トヨタ以外もバブル期は熱中していたのに 国産メーカーがモータースポーツから離れていく訳
くるまのニュース / 2021年2月12日 7時10分
2021年2月8日の東京株式市場で、日経平均株価が30年半ぶりとなる2万9000円台を突破しました。バブル最盛期だった1990年の平均株価を超える水準ですが、当時の自動車業界を振り返ると、国産メーカー各社がモータースポーツに積極的だったのに対し、2021年現在ではモータースポーツから距離を置くメーカーが多い状況です。当時と現在で何が変化したのでしょうか。
■モータースポーツ活動から距離をとる国産メーカーが増加
日経平均株価が2万9000円を超え、3万円の背中も見え始めた。新型コロナ禍による景気低迷のなか、バブル最盛期だった1990年の平均株価を超えたのだから驚く。
当時と今の自動車業界を見ると大きな違いがあります。1990年に発行された自動車専門誌を手に取れば一目瞭然。鋭い人はすぐ解ると思うけれど、その違いはモータースポーツです。
例えばF1。当時ホンダは第2期の全盛期! セナが6勝してシリーズチャンピオンを奪取し、ヤマハとスバルも12気筒のF1エンジンを作って参戦中(ヤマハは1990年だけお休み)。それだけじゃなく、いすゞまでF1エンジンを作ろうとしていた。
なぜそれほどF1人気かといえば、容易にスポンサーが付いたからに他ならない。当時、エプソンやキヤノン、東芝、日本信販、不動産投資で莫大な利益を上げていたレイトンハウス等々、日本企業はこぞってF1のスポンサーになった。
当時私(国沢光宏)も海外のF1取材に行ったけれど、日本の大手企業の視察多数。大半のチームに日本企業のステッカーがあったほど。そのままバブル景気が続いていたら、F1を席巻するイキオイだった。
WRCを見るとF1以上に日本のメーカーが参戦しており賑やかでしたね!
全盛期を迎える直前のトヨタは「セリカ」で名門ランチアとガチ勝負中! マツダも4WDの「ファミリア」でフル参戦。
三菱は「ギャランVR-4」。スバルも「レガシィ」で本格的なWRC活動を始めていた。そうそう、日産「パルサーGTI-R」が参戦を目指してテストを繰り返していた年です。
1990年の自動車雑誌をもっとも賑わせていたのがル・マン。
当時強かった7リッターのジャガー「XJR-12」とポルシェ「962」に対し日産は3.5リッターV型8気筒ターボの「R90CP」を4台投入。予選で1000馬力以上といわれるパワーを出して見事ポールポジションを取った。
トヨタも3.2リッターV型8気筒ターボの「90C-V」を3台。マツダが4ローターの「767」をエントリーしている。

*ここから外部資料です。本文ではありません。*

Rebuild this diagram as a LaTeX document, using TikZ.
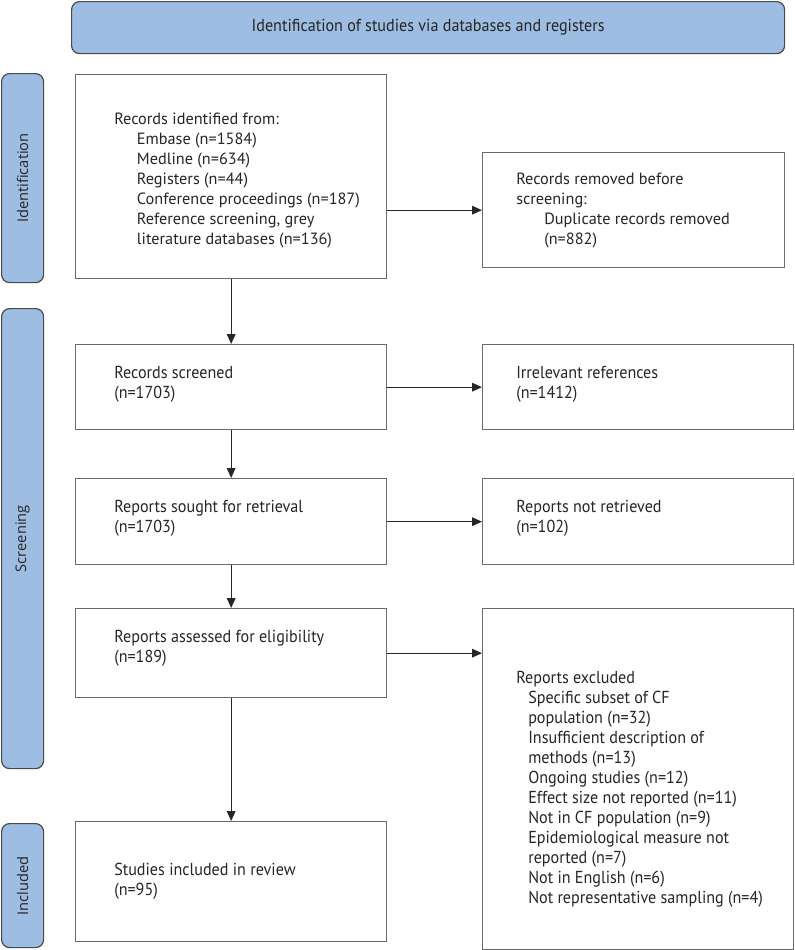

なにより驚くのはTOPカテゴリーのグループC/GTPに、日本のチームが12も出ていること! 自動車メディアだけでなく一般紙までこぞってル・マンを取り上げ、当時私も毎年ル・マンの取材に行ってました。
パドックは日本人ばっかり。ル・マン市街のレストランに行くと、どこでも日本のレース関係者ばっかりだったことを思い出す。
長い説明になった。文頭に戻る。1990年以来の平均株価ながら、直近の自動車メーカーを見るとモータースポーツ予算をまったく取らなくなっている。
なぜか? おそらく経営している人達がモータースポーツに興味を持っていないし、明確な費用対効果を評価出来ないためだと思う。
確かにモータースポーツと販売台数を結びつけることは難しい。けれどファッションの一流ブランドは華やかなショーでデザインを競い、セレブに愛用してもらうのが唯一のブランド作りの手段であるように、自動車もモータースポーツで性能の高さを披露する以外にないと思う。
それをよく理解しているのがトヨタ(正確には社長)。実際、日本の自動車メーカーではひとり勝ちという状況になっています。
確かに新型コロナ禍で財政状況が良くないという側面もあると思うけれど、世界的な景気で考えたら悪くなかった2019年時点で見ても、日本の自動車メーカーはモータースポーツと距離を置いていた。
明るいニュースが皆無に近い三菱自動車や、良いクルマを作っていても“華”がないマツダあたりは、小額の予算でいいからモータースポーツに戻ってきたらいいと思う。